I’ve been digging around for a while in code integration but it is not clear to me which arguments are necessary. I guess “model” and “ct2_model” are not required at the same time…

You can refer to the PR in which it was introduced.


Does it have ensembling options as Pytorch models have?

“model” -> “models”
“ct2_model” -> “ct2_models”??

Hmm I don’t think ensemble decoding is supported in CTranslate2. Not sure if it’s intended to be supported at some point @guillaumekln?

We don’t have plans to add ensemble decoding in CTranslate2.

How can I load the Ctranslate2 model into cpu only (device option in CLI)? Are there any options in server for inter_threads and intra_threads?

I’ve seen setting gpu option to -1 it executes the translations in CPU.

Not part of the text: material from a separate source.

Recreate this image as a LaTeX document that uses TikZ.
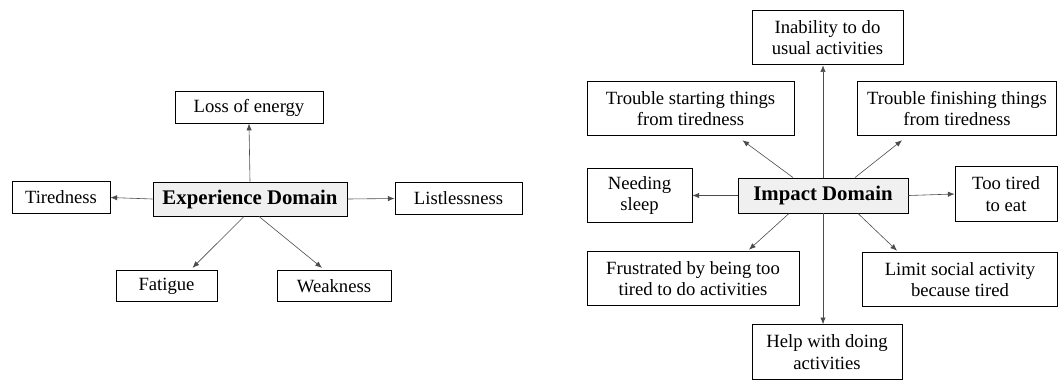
\documentclass[tikz,border=0pt]{standalone}
\usepackage{fontspec}
\setmainfont{Liberation Serif}
\usetikzlibrary{arrows.meta,calc}

\tikzset{
  box/.style={draw, line width=0.7pt, align=center, inner sep=0pt,
    font=\fontsize{14}{16.3}\selectfont},
  onerow/.style={minimum height=23.5pt},
  tworow/.style={minimum height=41pt},
  hubbox/.style={box, fill=gray!12, font=\fontsize{15.6}{18}\selectfont\bfseries},
  arr/.style={-{Latex[length=5pt,width=4pt]}, line width=0.45pt, black!70}
}

\begin{document}
\begin{tikzpicture}[x=0.75pt, y=-0.75pt]
  \useasboundingbox (0,0) rectangle (1058,380);

  %% ── Left: experience domain ────────────────────────────────
  \node[hubbox, minimum width=145.5pt, minimum height=25.5pt] (exp) at (250,199) {Experience Domain};
  \node[box, onerow, minimum width=111pt] (loss) at (249,107.5) {Loss of energy};
  \node[box, onerow, minimum width=73.5pt] (tired) at (61,197.5) {Tiredness};
  \node[box, onerow, minimum width=95.25pt] (list) at (458.5,198.5) {Listlessness};
  \node[box, onerow, minimum width=75.75pt] (fatigue) at (166.5,286) {Fatigue};
  \node[box, onerow, minimum width=85.5pt] (weak) at (334,286) {Weakness};
  %% arrows
  \draw[arr] (exp.north) -- (loss.south);
  \draw[arr] (exp.west) -- (tired.east);
  \draw[arr] (exp.east) -- (list.west);
  \draw[arr] ($(exp.south)+(-6,0)$) -- ($(fatigue.north)+(26,-2)$);
  \draw[arr] ($(exp.south)+(9,0)$) -- ($(weak.north)+(-12,-2)$);

  %% ── Right: impact domain ───────────────────────────────────
  \node[hubbox, minimum width=127.5pt, minimum height=26.25pt] (imp) at (823,195.5) {Impact Domain};
  \node[box, tworow, minimum width=113.25pt] (inab) at (827.5,37.5) {Inability to do\\usual activities};
  \node[box, tworow, minimum width=155.25pt] (start) at (690.5,108.5) {Trouble starting things\\from tiredness};
  \node[box, tworow, minimum width=149.25pt] (finish) at (957,108.5) {Trouble finishing things\\from tiredness};
  \node[box, tworow, minimum width=78.75pt] (need) at (639.5,195.5) {Needing\\sleep};
  \node[box, tworow, minimum width=76.5pt] (too) at (1006,194) {Too tired\\to eat};
  \node[box, tworow, minimum width=159pt] (frus) at (693,278.5) {Frustrated by being too\\tired to do activities};
  \node[box, tworow, minimum width=146.25pt] (limit) at (960,279.5) {Limit social activity\\because tired};
  \node[box, tworow, minimum width=112.5pt] (help) at (827,352) {Help with doing\\activities};
  %% arrows
  \draw[arr] (imp.north) -- (imp.north |- inab.south);
  \draw[arr] ($(imp.north)+(-30,0)$) -- ($(start.south)+(52,4)$);
  \draw[arr] ($(imp.north)+(32,0)$) -- ($(finish.south)+(-55,4)$);
  \draw[arr] (imp.west) -- (need.east);
  \draw[arr] (imp.east) -- (too.west);
  \draw[arr] ($(imp.south)+(-34,0)$) -- ($(frus.north)+(56,-1)$);
  \draw[arr] ($(imp.south)+(35,0)$) -- ($(limit.north)+(-63,-1)$);
  \draw[arr] (imp.south) -- (imp.south |- help.north);
\end{tikzpicture}
\end{document}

Furthermore, inter_threads and intra_threads options are harcoded, both to 1. Changing these values to 4 respectively, does’t show the same behaviour as from the python API translate_file.

As stated in Ctranslte2 repository:

For CPU translations, the parameter inter_threads controls the number of batches a Translator instance can process in parallel. The translate_file method automatically takes advantage of this parallelization.
However, extra work may be needed when using the translate_batch method because multiple translations should be started concurrently from Python. If you are using a multithreaded HTTP server, this may already be the case. For other cases, you could use a ThreadPoolExecutor to submit multiple translations

Translate batch is used in the sever but it is not parallelized, therefore inter_threads could only be 1

How did you verify it is not parallelized? Did you send parallel translation requests to the server?

Should parallel translation requests behave as inter_threads?
If I have 10000 sentences to transalte should I send them together to the server or should I send batch of, say 32, to the server?

You should send multiple batch requests in parallel. For example if you set inter_threads to 4, you should send at least 4 translation requests in parallel to fully utilize the server capability.

Sorry, but… where do I set inter_threads to 4 in the server?

This is hardcoded for now (, but you can PR the few changes to make this configurable if you want.